Woodblock print production reached its zenith by around 1900 in terms of both artistry and production. Prints delighted the commoners since they could acquire a memento of their travels, a portrait of a favorite kabuki actor or even a portrait of a beautiful woman. Just as modern-day people gaze at celebrities in magazines and posters, the residents of Edo did the same with their woodblock prints of kabuki actors.

Woodblock prints were produced by a collaborative process among a publisher, artist, woodcutter and printer during the Edo period and into the Meiji era (1868-1912). They were discovered in the West as early as the late nineteenth century in France, when they were found as packing materials for tea from China and Japan. They continue to be popular items for collectors today.

This exhibition, which features unique works from the Minneapolis Institute of Art and from private collections in Boston and Dallas, draws together a variety of paintings and printed works to explore these many types of figures and figural representation in Japanese art.

A long-time collaborator with the Crow Collection’s curatorial team, curator and Japanese art scholar Midori Oka returns to the Crow Collection to serve as guest curator of Styled with Poise. Oka previously served as guest curator for Fierce Loyalty: A Samurai Complete, currently on view in the museum’s Samurai Gallery.

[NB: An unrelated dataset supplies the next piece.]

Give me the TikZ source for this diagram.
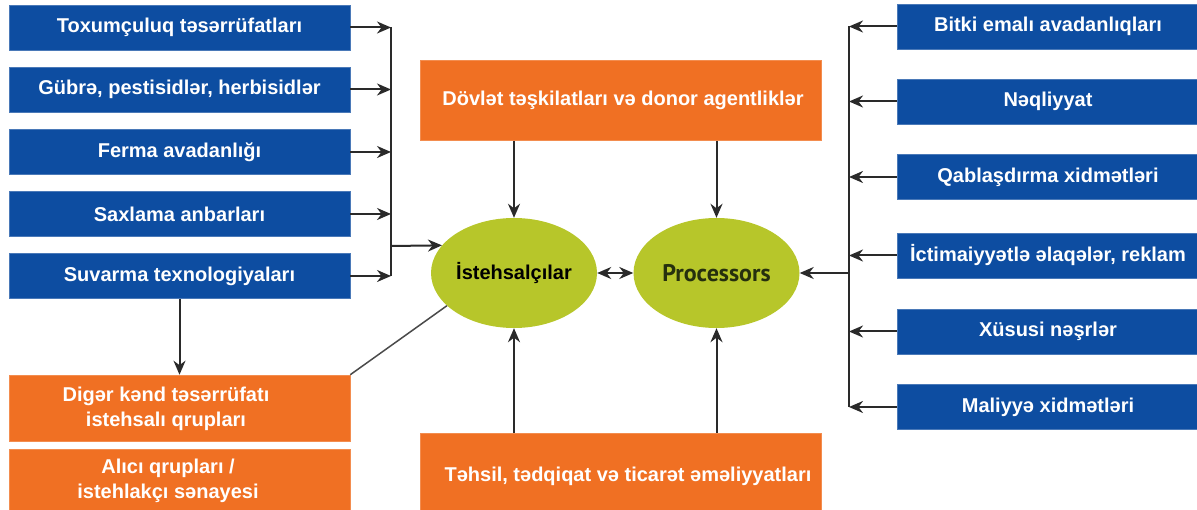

Oka has recently worked with notable museums, including the Metropolitan Museum of Art, New York City; the Peabody Essex Museum in Salem, Massachusetts; the Museum of Fine Arts, Boston; and the Rhode Island School of Design Museum of Art, Providence. Oka holds a master of arts. from the University of Kansas where she specialized in later Edo period painting and is currently the associate director of the Burke Center for Japanese Art at Columbia University.